I've been thinking about it for a while and since I had a day off I decided to shoot a roll of 400 speed film at 1600. Why? Well, I guess I just wanted to see how pushing the film two stops would affect the final images. Here's how I did it and a look at some results.
First of all, let's go through how I normally develop. The chemicals that I use are always the same: Kodak HC-110 (B) developer and Ilford Rapid Fixer. I use a Paterson tank (because plastic reels are the best!) and to keep track of time I use an iPhone app called Massive Dev Chart Timer. The best part about the app is that it tells you the correct developing time for your particular choise of chemicals.
So, here's how I did it.
- Pre-rinse: cold water, 2 minutes, constant agitation. (For some reason this step is not included in the app.)
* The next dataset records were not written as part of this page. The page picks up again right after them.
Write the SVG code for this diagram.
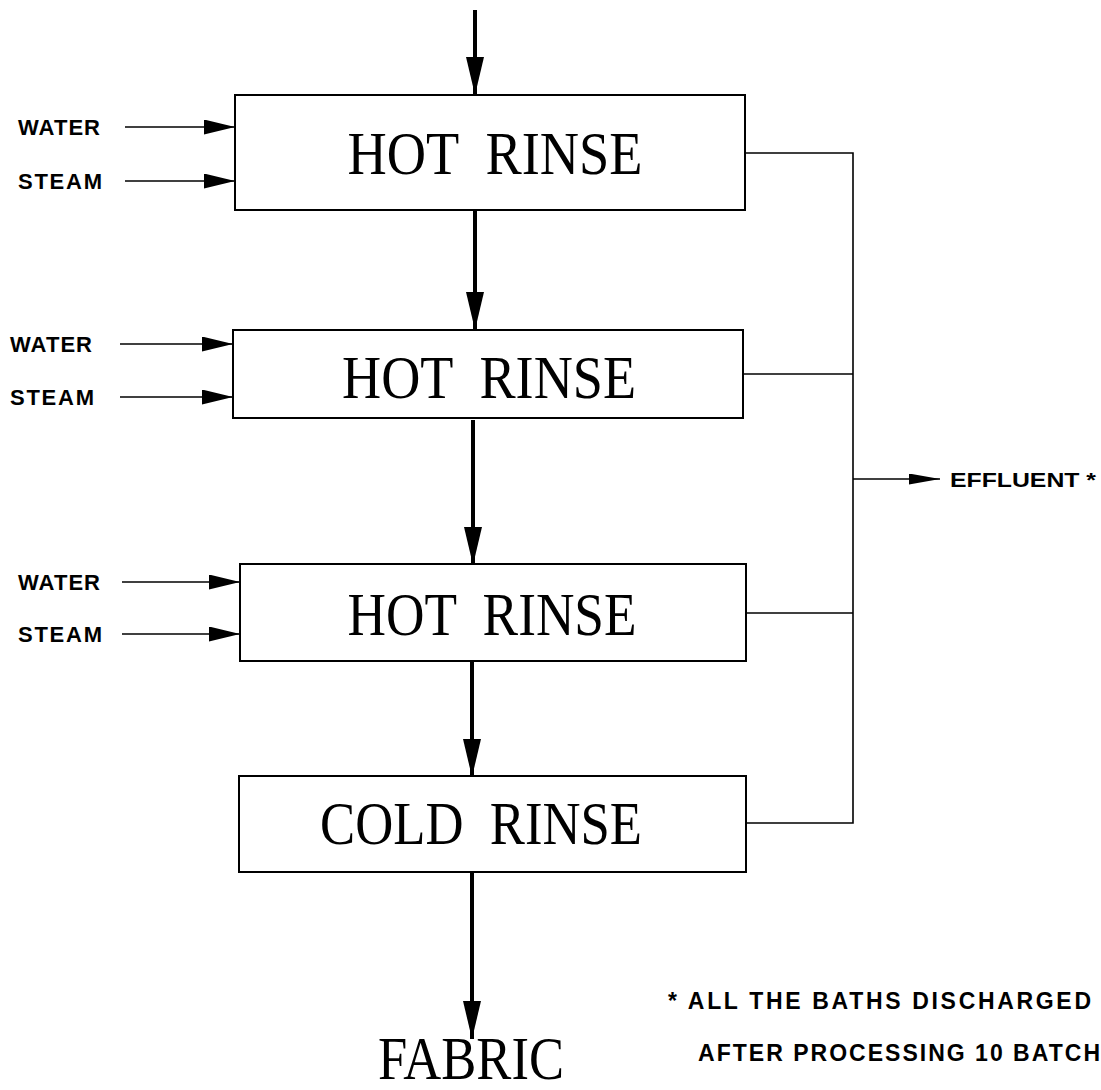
<svg xmlns="http://www.w3.org/2000/svg" width="1101" height="1090" viewBox="0 0 1101 1090">
  <style>
    text { white-space: pre; }
    .box { fill: #fff; stroke: #000; stroke-width: 2; }
    .title { font-family: "Liberation Serif", "Times New Roman", serif; font-size: 62px; fill: #000; }
    .label { font-family: "Liberation Sans", Arial, sans-serif; font-weight: bold; font-size: 22px; fill: #000; }
    .small { font-size: 20px; }
    .note { font-family: "Liberation Sans", Arial, sans-serif; font-weight: bold; font-size: 23px; fill: #000; }
    .flow { stroke: #000; stroke-width: 4; fill: none; }
    .feed { stroke: #000; stroke-width: 1.6; fill: none; }
    .drain { stroke: #000; stroke-width: 1.6; fill: none; }
  </style>
  <defs>
    <marker id="headBig" viewBox="0 0 38 18" refX="38" refY="9" markerWidth="38" markerHeight="18" markerUnits="userSpaceOnUse" orient="auto">
      <path d="M0,0 L38,9 L0,18 Z" fill="#000"/>
    </marker>
    <marker id="headFeed" viewBox="0 0 31 15" refX="31" refY="7.5" markerWidth="31" markerHeight="15" markerUnits="userSpaceOnUse" orient="auto">
      <path d="M0,0 L31,7.5 L0,15 Z" fill="#000"/>
    </marker>
    <marker id="headOut" viewBox="0 0 31 11" refX="31" refY="5.5" markerWidth="31" markerHeight="11" markerUnits="userSpaceOnUse" orient="auto">
      <path d="M0,0 L31,5.5 L0,11 Z" fill="#000"/>
    </marker>
  </defs>

  <rect width="1101" height="1090" fill="#fff"/>

  <!-- connectors -->
  <g id="connectors">
    <!-- fabric flow -->
    <line class="flow" x1="475" y1="10" x2="475" y2="95" marker-end="url(#headBig)"/>
    <line class="flow" x1="475" y1="211" x2="475" y2="330" marker-end="url(#headBig)"/>
    <line class="flow" x1="473" y1="420" x2="473" y2="565" marker-end="url(#headBig)"/>
    <line class="flow" x1="472" y1="662" x2="472" y2="777" marker-end="url(#headBig)"/>
    <line class="flow" x1="472" y1="873" x2="472" y2="1039" marker-end="url(#headBig)"/>
    <!-- water / steam feeds -->
    <line class="feed" x1="125" y1="127" x2="235" y2="127" marker-end="url(#headFeed)"/>
    <line class="feed" x1="125" y1="181" x2="235" y2="181" marker-end="url(#headFeed)"/>
    <line class="feed" x1="120" y1="344" x2="233" y2="344" marker-end="url(#headFeed)"/>
    <line class="feed" x1="120" y1="397" x2="233" y2="397" marker-end="url(#headFeed)"/>
    <line class="feed" x1="122" y1="582" x2="240" y2="582" marker-end="url(#headFeed)"/>
    <line class="feed" x1="122" y1="634" x2="240" y2="634" marker-end="url(#headFeed)"/>
    <!-- effluent collector -->
    <polyline class="drain" points="745,153 853,153 853,823 746,823"/>
    <line class="drain" x1="743" y1="374" x2="853" y2="374"/>
    <line class="drain" x1="746" y1="613" x2="853" y2="613"/>
    <line class="drain" x1="853" y1="479" x2="940" y2="479" marker-end="url(#headOut)"/>
  </g>

  <g id="hot-rinse-1">
    <rect class="box" x="235" y="95" width="510" height="115"/>
    <text class="title" x="495" y="174" text-anchor="middle" textLength="295" lengthAdjust="spacingAndGlyphs">HOT  RINSE</text>
  </g>
  <g id="hot-rinse-2">
    <rect class="box" x="233" y="330" width="510" height="88"/>
    <text class="title" x="489" y="398" text-anchor="middle" textLength="294" lengthAdjust="spacingAndGlyphs">HOT  RINSE</text>
  </g>
  <g id="hot-rinse-3">
    <rect class="box" x="240" y="564" width="506" height="97"/>
    <text class="title" x="492" y="635" text-anchor="middle" textLength="289" lengthAdjust="spacingAndGlyphs">HOT  RINSE</text>
  </g>
  <g id="cold-rinse">
    <rect class="box" x="239" y="776" width="507" height="96"/>
    <text class="title" x="481" y="844" text-anchor="middle" textLength="322" lengthAdjust="spacingAndGlyphs">COLD  RINSE</text>
  </g>

  <g id="inputs">
    <text class="label" x="18" y="135" textLength="82" lengthAdjust="spacing">WATER</text>
    <text class="label" x="18" y="189" textLength="84" lengthAdjust="spacing">STEAM</text>
    <text class="label" x="10" y="352" textLength="82" lengthAdjust="spacing">WATER</text>
    <text class="label" x="10" y="405" textLength="84" lengthAdjust="spacing">STEAM</text>
    <text class="label" x="18" y="590" textLength="82" lengthAdjust="spacing">WATER</text>
    <text class="label" x="18" y="642" textLength="84" lengthAdjust="spacing">STEAM</text>
  </g>

  <g id="effluent">
    <text class="label small" x="950" y="487" textLength="146" lengthAdjust="spacingAndGlyphs">EFFLUENT *</text>
  </g>

  <g id="fabric">
    <text class="title" x="471" y="1079" text-anchor="middle" font-size="49" textLength="186" lengthAdjust="spacingAndGlyphs">FABRIC</text>
  </g>

  <g id="footnote">
    <text class="note" x="668" y="1009" textLength="423" lengthAdjust="spacing">* ALL THE BATHS DISCHARGED</text>
    <text class="note" x="698" y="1061" textLength="402" lengthAdjust="spacing">AFTER PROCESSING 10 BATCH</text>
  </g>
</svg>
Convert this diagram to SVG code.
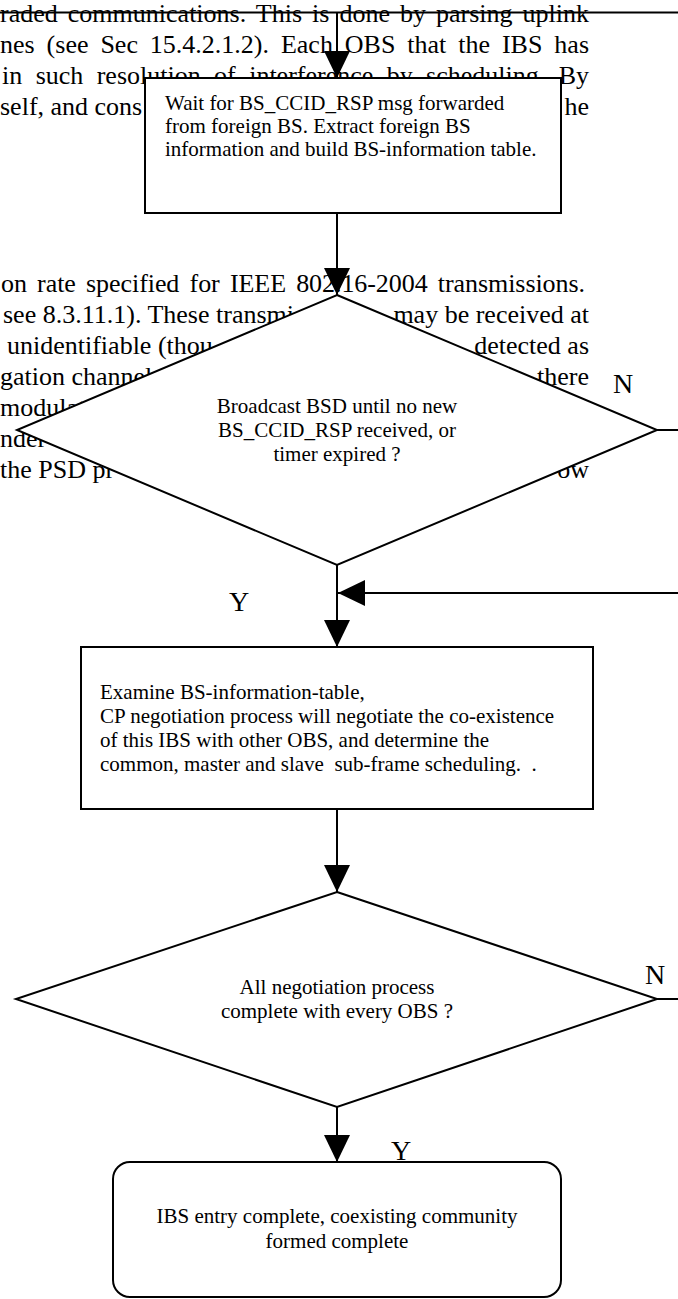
<svg xmlns="http://www.w3.org/2000/svg" width="678" height="1299" viewBox="0 0 678 1299">
<style>
.doc{font-family:"Liberation Serif","Times New Roman",serif;font-size:26px;fill:#000}
.t{font-family:"Liberation Serif","Times New Roman",serif;font-size:21px;fill:#000}
.c{text-anchor:middle}
.lbl{font-family:"Liberation Serif","Times New Roman",serif;font-size:28px;fill:#000}
.shape{fill:#fff;stroke:#000;stroke-width:2}
.conn{fill:none;stroke:#000;stroke-width:2}
</style>
<defs>
<marker id="ah" markerUnits="userSpaceOnUse" viewBox="0 0 27 26" markerWidth="27" markerHeight="26" refX="27" refY="13" orient="auto">
<path d="M0,0 L27,13 L0,26 Z" fill="#000"/>
</marker>
</defs>
<rect width="678" height="1299" fill="#fff"/>
<g id="page-text" class="doc">
<text x="0" y="22" word-spacing="3.5" textLength="589" lengthAdjust="spacing">raded communications. This is done by parsing uplink</text>
<text x="0" y="53" word-spacing="5.4" textLength="589" lengthAdjust="spacing">nes (see Sec 15.4.2.1.2). Each OBS that the IBS has</text>
<text x="2" y="84" word-spacing="6.9" textLength="587" lengthAdjust="spacing">in such resolution of interference by scheduling. By</text>
<text x="0" y="115">self, and cons</text>
<text x="589" y="115" text-anchor="end">he</text>
<text x="1" y="292" word-spacing="3.8" textLength="584" lengthAdjust="spacing">on rate specified for IEEE 802.16-2004 transmissions.</text>
<text x="3" y="323">see 8.3.11.1). These transmi</text>
<text x="589" y="323" text-anchor="end">may be received at</text>
<text x="7" y="354">unidentifiable (thou</text>
<text x="589" y="354" text-anchor="end">detected as</text>
<text x="0" y="385">gation channel</text>
<text x="589" y="385" text-anchor="end">there</text>
<text x="0" y="416">modulat</text>
<text x="0" y="447">nder</text>
<text x="0" y="478">the PSD pr</text>
<text x="589" y="478" text-anchor="end">ow</text>
</g>
<g id="node-wait">
<rect class="shape" x="145" y="78" width="416" height="135"/>
<text class="t" x="165" y="110">Wait for BS_CCID_RSP msg forwarded</text>
<text class="t" x="165" y="133">from foreign BS. Extract foreign BS</text>
<text class="t" x="165" y="156">information and build BS-information table.</text>
</g>
<g id="node-broadcast">
<polygon class="shape" points="337,295 657,430 337,565 17,430"/>
<text class="t c" x="337" y="413">Broadcast BSD until no new</text>
<text class="t c" x="337" y="437">BS_CCID_RSP received, or</text>
<text class="t c" x="337" y="461">timer expired ?</text>
</g>
<g id="node-examine">
<rect class="shape" x="81" y="647" width="512" height="162"/>
<text class="t" x="100" y="699">Examine BS-information-table,</text>
<text class="t" x="100" y="723">CP negotiation process will negotiate the co-existence</text>
<text class="t" x="100" y="747">of this IBS with other OBS, and determine the</text>
<text class="t" x="100" y="771" xml:space="preserve">common, master and slave  sub-frame scheduling.  .</text>
</g>
<g id="node-allneg">
<polygon class="shape" points="337,892 657,999 337,1107 16,999"/>
<text class="t c" x="337" y="994">All negotiation process</text>
<text class="t c" x="337" y="1018">complete with every OBS ?</text>
</g>
<g id="node-end">
<rect class="shape" x="113" y="1162" width="448" height="135" rx="17" ry="17"/>
<text class="t c" x="337" y="1223">IBS entry complete, coexisting community</text>
<text class="t c" x="337" y="1248">formed complete</text>
</g>
<g id="connectors">
<path class="conn" d="M0,12.5 H678"/>
<path class="conn" d="M337,12.5 V78" marker-end="url(#ah)"/>
<path class="conn" d="M337,213 V295" marker-end="url(#ah)"/>
<path class="conn" d="M657,430 H678"/>
<path class="conn" d="M337,565 V647" marker-end="url(#ah)"/>
<path class="conn" d="M678,593 H338" marker-end="url(#ah)"/>
<path class="conn" d="M337,809 V892" marker-end="url(#ah)"/>
<path class="conn" d="M657,999 H678"/>
<path class="conn" d="M337,1107 V1162" marker-end="url(#ah)"/>
</g>
<g id="labels">
<text class="lbl" x="613" y="393">N</text>
<text class="lbl" x="229" y="611">Y</text>
<text class="lbl" x="645" y="984">N</text>
<text class="lbl" x="391" y="1160">Y</text>
</g>
</svg>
- Developing: 16 minutes at 68°F. Constant agitation for the first full minute, then gently inverting the tank four times at the top of every minute for the remaining 15 minutes.
- Stopbath (water): 1 minute, constant agitation.
- Fixer: Constant agitation for the first full minute, then gently inverting the tank 4 times at the top of every minute for the remaining 4 minutes.
- Final rinse: simply flooding the tank in the sink for 10 minutes.
- Wetting agent (water mixed with 2 drops of YES dish detergent): 2 minutes, constant agitation.
Now on to the result. The images below were shot hand held in poor lighting conditions using a Minolta X-700 and a 50mm f/2 lens. No masterpieces, i admit, but I was lazy and didn't even leave my appartment!
My test was in no way scientific. For example I could have shot another roll of the same compositions at box speed for comparison, but Tri-X is a film that I already know by heart. I simply wanted to see if I would notice any differences from normal developing, and I did! Higher contrast, more grain and less detail in shadow areas, just to mention some.
Then why push the film if the result is lower quality images, you might ask. Well, for one thing I wouldn't have been able to shoot hand held at box speed in such low light at all. Another advantage of pushing is that in daylight, a higher ISO lets you increase your shutter speed to freeze the action when your subject is on the move.
I might push another roll, this time using another type of film, say Ilford HP5?